The CCS protocol is far more complicated than the J.1772 PWM pilot signal that Openevse supports.
The problem you are having seems to be rather unique to Electrify America, in that they seem to be charging you based on what their DC charger thinks that the vehicle is capable of drawing, rather than what the vehicle actually draws during the charging session. I'm not aware of any other charging network that has a tariff that works like you describe for Electrify America.
I am aware of charging networks that have different tariffs for different DC chargers at the same site, depending on the maximum power available from there.
i.e.
350kW capable charger = $$$ / kWh
125kW capable charger = $$ / kWh
50kW capable charger = $ / kWh
which encourages drivers of less-capable vehicles to choose a lower-power charger when possible.
It seems that Electrify America have recently simplified their tariffs anyway wherever they can legally charge per kWh, they will. Seems to vary on a per-US state basis.
Al Essa
I have a Hyundai Ioniq ZEV and for some crazy reason all Ioniq ZEVs communicate with the EA CSS stations as a 125kW Power level while in fact it only could pull a max of 75kW anyway.
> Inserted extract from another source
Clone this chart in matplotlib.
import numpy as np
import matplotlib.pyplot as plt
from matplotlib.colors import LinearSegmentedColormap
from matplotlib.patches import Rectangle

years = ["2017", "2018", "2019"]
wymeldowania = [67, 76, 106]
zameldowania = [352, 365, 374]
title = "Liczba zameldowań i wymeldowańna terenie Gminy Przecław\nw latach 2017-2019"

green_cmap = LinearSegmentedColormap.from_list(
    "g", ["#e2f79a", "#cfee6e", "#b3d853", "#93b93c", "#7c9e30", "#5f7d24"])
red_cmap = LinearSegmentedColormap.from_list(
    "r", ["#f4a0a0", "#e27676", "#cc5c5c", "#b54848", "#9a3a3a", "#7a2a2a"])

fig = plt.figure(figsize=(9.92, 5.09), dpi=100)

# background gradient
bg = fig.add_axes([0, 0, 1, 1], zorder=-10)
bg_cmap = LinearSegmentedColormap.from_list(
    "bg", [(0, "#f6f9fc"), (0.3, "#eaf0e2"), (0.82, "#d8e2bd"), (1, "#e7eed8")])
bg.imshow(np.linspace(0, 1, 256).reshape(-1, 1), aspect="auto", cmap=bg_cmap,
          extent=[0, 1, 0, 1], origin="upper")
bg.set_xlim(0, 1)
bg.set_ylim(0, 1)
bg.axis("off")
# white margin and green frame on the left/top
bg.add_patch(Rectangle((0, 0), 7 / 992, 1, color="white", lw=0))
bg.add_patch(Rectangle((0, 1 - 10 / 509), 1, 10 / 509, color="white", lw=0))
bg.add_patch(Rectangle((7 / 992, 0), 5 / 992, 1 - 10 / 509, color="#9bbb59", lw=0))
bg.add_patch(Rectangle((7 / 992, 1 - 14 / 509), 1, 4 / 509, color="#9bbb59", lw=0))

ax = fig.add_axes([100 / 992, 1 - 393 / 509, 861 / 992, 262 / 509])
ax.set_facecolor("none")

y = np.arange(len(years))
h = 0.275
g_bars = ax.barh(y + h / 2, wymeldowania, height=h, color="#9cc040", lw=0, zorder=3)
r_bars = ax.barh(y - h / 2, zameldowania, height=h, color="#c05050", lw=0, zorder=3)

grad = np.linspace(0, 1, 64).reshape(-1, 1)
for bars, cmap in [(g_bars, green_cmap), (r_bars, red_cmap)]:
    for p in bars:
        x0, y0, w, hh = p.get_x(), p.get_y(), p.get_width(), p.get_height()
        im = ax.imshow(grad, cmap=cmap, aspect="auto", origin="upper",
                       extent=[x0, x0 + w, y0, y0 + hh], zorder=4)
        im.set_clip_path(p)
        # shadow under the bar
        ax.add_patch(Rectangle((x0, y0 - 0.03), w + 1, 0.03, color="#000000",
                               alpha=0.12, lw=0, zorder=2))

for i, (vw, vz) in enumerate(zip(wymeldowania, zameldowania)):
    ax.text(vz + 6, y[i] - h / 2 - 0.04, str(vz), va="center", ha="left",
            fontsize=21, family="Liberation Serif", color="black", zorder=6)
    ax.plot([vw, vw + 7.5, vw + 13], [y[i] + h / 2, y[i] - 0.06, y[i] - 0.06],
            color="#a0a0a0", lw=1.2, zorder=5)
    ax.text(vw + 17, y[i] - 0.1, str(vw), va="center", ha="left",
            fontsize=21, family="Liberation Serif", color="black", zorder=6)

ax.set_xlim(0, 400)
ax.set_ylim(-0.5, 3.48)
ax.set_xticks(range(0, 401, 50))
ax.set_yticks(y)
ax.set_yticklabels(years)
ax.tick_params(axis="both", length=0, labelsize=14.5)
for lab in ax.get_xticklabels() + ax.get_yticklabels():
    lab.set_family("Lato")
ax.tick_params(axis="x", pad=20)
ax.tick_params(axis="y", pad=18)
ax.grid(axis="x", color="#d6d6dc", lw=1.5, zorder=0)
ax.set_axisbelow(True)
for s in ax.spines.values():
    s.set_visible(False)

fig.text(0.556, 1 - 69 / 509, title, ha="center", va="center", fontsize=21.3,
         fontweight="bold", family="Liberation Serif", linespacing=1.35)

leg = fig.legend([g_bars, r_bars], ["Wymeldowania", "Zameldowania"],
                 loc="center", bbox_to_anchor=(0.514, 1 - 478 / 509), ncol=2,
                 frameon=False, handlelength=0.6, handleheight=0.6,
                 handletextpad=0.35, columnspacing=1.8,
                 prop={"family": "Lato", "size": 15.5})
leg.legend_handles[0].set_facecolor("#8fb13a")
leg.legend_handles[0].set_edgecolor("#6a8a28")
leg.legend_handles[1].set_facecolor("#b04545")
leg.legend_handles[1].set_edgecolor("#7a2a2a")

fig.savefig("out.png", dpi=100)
EA blames Hyundai and Hyundai is mum about it.
EA's 50/75kW prices are cool however with this small glitch the communications the 125kW upgrade is not cool.
I would like to
1. Build a CSS vehicle simulator and check if EA is honest and if not probably start on a project towards a class action suite.
2. If EA is honest, design a translator that actually sends EA 75kW signal instead of the 125kW that EA says it gets
Nothing in the J1772 docs for Level1/2 mention the vehicle talking about what Amperage it will pull but maybe the CSS protocol does.
So any info in this direction would be appreciated.